=== Job ===
Copy exactly, and only, the lines starting at the line with "Write the Chart.js code for this chart." and ending at the line with "var font = 'bold". Leave every picture out of the copy.

(Rows from a dataset of charts and code)

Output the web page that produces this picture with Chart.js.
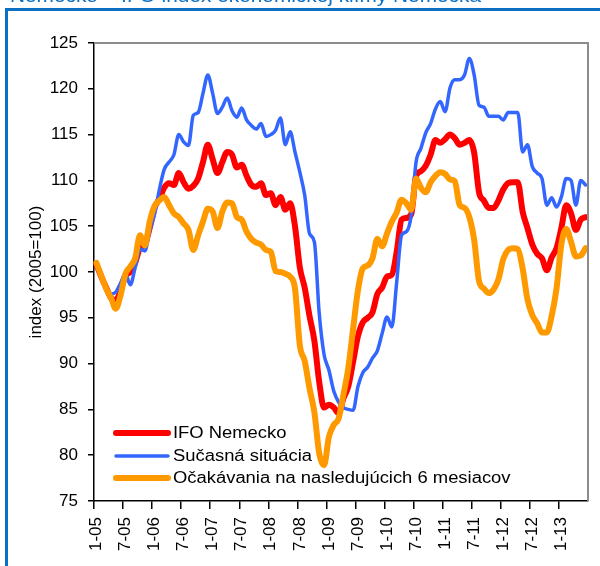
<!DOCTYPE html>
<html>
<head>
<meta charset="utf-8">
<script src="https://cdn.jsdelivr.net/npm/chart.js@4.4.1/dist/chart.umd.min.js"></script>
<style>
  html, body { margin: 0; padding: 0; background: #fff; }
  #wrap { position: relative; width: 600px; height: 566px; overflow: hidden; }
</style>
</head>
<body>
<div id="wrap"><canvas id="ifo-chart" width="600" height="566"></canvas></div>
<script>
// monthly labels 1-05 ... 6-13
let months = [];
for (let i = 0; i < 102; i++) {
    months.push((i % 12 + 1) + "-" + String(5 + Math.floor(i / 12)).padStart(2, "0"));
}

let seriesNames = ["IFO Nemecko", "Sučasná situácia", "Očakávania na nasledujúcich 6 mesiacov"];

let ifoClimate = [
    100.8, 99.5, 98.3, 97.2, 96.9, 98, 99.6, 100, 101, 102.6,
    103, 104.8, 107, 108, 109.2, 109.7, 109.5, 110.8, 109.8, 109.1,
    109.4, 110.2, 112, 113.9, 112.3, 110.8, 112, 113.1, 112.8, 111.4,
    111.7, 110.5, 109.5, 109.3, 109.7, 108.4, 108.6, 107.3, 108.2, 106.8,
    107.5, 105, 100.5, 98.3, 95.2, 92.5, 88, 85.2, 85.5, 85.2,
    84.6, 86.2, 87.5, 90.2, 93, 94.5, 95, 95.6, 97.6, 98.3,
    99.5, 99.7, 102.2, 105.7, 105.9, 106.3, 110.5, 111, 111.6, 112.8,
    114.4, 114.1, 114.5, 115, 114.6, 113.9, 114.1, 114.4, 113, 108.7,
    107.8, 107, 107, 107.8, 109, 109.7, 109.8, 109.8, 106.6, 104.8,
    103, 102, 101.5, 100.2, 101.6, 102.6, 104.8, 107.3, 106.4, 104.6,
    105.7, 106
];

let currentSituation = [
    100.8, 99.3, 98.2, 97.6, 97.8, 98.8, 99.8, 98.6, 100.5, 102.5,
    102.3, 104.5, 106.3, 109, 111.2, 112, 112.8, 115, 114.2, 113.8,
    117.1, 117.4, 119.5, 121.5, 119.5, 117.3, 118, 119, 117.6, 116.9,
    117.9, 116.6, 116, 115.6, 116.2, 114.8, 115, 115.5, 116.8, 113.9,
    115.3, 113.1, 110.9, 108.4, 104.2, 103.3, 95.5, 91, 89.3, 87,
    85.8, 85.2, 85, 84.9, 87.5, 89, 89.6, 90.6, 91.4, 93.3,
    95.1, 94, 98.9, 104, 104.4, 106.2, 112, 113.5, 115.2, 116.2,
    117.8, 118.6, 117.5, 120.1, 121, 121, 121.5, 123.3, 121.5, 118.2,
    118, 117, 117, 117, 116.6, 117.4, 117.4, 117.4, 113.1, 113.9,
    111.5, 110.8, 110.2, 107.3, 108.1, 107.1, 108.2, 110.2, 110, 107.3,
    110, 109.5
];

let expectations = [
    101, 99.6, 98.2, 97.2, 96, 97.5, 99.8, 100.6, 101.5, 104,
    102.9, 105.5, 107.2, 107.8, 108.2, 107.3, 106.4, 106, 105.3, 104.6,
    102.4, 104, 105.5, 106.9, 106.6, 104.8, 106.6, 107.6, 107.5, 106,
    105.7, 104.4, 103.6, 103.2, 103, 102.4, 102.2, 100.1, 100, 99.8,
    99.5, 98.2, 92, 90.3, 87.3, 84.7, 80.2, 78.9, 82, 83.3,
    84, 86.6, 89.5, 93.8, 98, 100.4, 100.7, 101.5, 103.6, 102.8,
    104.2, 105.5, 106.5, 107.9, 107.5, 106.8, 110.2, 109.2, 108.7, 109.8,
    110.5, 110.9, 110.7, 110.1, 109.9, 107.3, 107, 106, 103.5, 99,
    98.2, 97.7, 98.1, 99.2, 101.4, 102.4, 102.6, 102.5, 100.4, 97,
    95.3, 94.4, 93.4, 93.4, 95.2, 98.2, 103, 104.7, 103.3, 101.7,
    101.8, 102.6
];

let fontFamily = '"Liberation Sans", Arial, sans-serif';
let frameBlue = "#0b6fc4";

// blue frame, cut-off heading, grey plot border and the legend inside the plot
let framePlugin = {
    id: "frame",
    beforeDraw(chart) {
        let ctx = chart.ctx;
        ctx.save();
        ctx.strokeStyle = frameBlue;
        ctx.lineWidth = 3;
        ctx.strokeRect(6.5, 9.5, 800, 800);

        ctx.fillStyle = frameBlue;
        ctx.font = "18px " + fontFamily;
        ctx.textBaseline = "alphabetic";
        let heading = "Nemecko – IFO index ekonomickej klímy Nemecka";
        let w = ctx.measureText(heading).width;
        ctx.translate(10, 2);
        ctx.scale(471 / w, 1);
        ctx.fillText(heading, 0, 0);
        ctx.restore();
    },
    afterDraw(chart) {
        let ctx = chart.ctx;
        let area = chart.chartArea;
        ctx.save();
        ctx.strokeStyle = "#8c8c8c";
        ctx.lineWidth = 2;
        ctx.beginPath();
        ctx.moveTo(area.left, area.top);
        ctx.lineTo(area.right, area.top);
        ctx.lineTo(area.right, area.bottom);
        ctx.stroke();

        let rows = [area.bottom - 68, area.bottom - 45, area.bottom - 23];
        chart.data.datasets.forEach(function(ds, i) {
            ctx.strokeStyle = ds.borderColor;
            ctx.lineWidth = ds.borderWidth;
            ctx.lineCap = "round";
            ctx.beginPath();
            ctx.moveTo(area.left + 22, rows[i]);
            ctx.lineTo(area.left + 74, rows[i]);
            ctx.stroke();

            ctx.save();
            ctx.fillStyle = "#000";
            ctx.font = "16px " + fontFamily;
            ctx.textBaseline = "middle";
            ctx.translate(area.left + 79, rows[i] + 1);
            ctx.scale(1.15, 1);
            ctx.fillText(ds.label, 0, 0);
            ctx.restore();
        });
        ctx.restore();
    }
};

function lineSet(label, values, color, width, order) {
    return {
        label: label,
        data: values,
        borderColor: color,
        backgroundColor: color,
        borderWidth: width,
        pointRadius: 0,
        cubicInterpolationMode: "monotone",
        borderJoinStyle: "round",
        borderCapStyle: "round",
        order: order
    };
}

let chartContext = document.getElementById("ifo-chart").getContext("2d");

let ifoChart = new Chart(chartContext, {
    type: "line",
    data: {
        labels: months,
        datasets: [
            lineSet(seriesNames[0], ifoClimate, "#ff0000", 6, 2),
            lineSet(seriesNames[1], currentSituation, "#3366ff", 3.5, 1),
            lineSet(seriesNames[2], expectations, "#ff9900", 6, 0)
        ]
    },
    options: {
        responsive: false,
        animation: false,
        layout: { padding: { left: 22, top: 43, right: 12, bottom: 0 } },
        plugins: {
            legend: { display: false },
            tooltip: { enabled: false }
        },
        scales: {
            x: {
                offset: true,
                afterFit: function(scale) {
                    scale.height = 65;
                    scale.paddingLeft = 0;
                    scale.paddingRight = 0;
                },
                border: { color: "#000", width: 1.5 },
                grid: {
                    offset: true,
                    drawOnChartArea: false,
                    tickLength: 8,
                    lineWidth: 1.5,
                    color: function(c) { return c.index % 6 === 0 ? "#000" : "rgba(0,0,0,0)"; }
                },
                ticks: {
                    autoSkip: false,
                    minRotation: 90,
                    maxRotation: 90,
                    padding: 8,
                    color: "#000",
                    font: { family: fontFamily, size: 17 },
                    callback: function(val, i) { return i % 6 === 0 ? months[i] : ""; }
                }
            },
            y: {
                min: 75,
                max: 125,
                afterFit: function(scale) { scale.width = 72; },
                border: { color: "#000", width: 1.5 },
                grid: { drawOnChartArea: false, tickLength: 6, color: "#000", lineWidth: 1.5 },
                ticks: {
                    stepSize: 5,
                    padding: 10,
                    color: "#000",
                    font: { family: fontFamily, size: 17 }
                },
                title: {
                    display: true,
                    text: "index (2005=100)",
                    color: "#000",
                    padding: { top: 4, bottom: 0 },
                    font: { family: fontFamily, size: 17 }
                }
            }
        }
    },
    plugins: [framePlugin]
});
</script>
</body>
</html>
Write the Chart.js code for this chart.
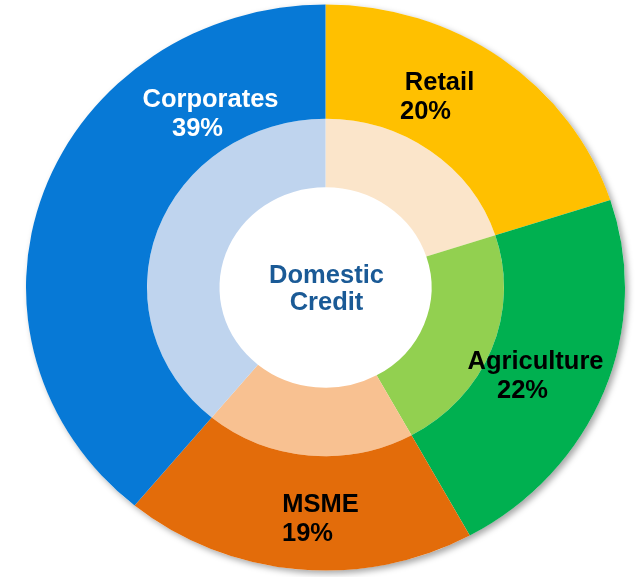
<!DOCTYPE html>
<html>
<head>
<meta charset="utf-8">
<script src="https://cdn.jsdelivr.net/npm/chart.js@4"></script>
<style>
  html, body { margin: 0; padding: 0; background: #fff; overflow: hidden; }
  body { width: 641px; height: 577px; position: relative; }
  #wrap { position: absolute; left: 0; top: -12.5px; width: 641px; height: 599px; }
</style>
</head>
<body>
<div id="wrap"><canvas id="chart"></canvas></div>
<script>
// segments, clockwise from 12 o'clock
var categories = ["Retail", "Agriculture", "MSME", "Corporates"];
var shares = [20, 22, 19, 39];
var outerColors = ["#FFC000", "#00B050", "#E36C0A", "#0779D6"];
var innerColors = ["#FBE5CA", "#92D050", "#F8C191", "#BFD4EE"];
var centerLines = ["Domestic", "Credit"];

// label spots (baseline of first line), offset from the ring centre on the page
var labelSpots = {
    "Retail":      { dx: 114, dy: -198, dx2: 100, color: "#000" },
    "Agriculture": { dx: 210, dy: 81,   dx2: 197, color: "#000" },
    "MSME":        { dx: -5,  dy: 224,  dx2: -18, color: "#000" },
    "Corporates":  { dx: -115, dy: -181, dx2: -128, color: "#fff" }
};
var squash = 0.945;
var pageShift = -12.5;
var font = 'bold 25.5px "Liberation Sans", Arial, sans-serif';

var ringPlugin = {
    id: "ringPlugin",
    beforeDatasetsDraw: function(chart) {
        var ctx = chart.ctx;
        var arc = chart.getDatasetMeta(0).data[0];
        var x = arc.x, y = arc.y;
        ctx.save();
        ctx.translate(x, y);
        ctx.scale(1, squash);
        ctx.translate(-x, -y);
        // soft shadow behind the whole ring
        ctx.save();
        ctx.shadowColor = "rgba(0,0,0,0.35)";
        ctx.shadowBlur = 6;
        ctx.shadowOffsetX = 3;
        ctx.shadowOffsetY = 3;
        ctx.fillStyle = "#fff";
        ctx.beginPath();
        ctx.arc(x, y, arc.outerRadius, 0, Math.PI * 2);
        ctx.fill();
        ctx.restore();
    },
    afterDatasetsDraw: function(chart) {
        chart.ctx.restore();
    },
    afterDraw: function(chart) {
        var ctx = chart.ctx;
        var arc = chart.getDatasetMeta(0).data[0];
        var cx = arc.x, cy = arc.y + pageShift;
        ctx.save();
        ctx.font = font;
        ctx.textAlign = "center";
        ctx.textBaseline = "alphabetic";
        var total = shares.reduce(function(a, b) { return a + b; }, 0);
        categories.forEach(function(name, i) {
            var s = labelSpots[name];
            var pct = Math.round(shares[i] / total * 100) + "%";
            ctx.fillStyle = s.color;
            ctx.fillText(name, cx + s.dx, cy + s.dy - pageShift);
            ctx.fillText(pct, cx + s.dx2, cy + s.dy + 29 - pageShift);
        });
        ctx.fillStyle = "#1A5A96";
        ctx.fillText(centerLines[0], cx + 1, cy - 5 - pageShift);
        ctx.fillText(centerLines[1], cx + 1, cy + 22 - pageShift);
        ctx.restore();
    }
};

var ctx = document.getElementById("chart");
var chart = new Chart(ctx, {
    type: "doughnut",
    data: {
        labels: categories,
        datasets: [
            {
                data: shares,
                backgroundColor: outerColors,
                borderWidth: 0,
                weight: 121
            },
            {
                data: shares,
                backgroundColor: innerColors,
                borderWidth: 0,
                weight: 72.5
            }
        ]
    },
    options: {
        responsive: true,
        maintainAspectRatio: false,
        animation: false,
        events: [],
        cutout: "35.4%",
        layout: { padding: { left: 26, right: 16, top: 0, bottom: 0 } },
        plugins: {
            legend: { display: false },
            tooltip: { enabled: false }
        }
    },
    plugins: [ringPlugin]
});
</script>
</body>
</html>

=== Output of the exercise ===
Write the Chart.js code for this chart.
<!DOCTYPE html>
<html>
<head>
<meta charset="utf-8">
<script src="https://cdn.jsdelivr.net/npm/chart.js@4"></script>
<style>
  html, body { margin: 0; padding: 0; background: #fff; overflow: hidden; }
  body { width: 641px; height: 577px; position: relative; }
  #wrap { position: absolute; left: 0; top: -12.5px; width: 641px; height: 599px; }
</style>
</head>
<body>
<div id="wrap"><canvas id="chart"></canvas></div>
<script>
// segments, clockwise from 12 o'clock
var categories = ["Retail", "Agriculture", "MSME", "Corporates"];
var shares = [20, 22, 19, 39];
var outerColors = ["#FFC000", "#00B050", "#E36C0A", "#0779D6"];
var innerColors = ["#FBE5CA", "#92D050", "#F8C191", "#BFD4EE"];
var centerLines = ["Domestic", "Credit"];

// label spots (baseline of first line), offset from the ring centre on the page
var labelSpots = {
    "Retail":      { dx: 114, dy: -198, dx2: 100, color: "#000" },
    "Agriculture": { dx: 210, dy: 81,   dx2: 197, color: "#000" },
    "MSME":        { dx: -5,  dy: 224,  dx2: -18, color: "#000" },
    "Corporates":  { dx: -115, dy: -181, dx2: -128, color: "#fff" }
};
var squash = 0.945;
var pageShift = -12.5;
var font = 'bold 25.5px "Liberation Sans", Arial, sans-serif';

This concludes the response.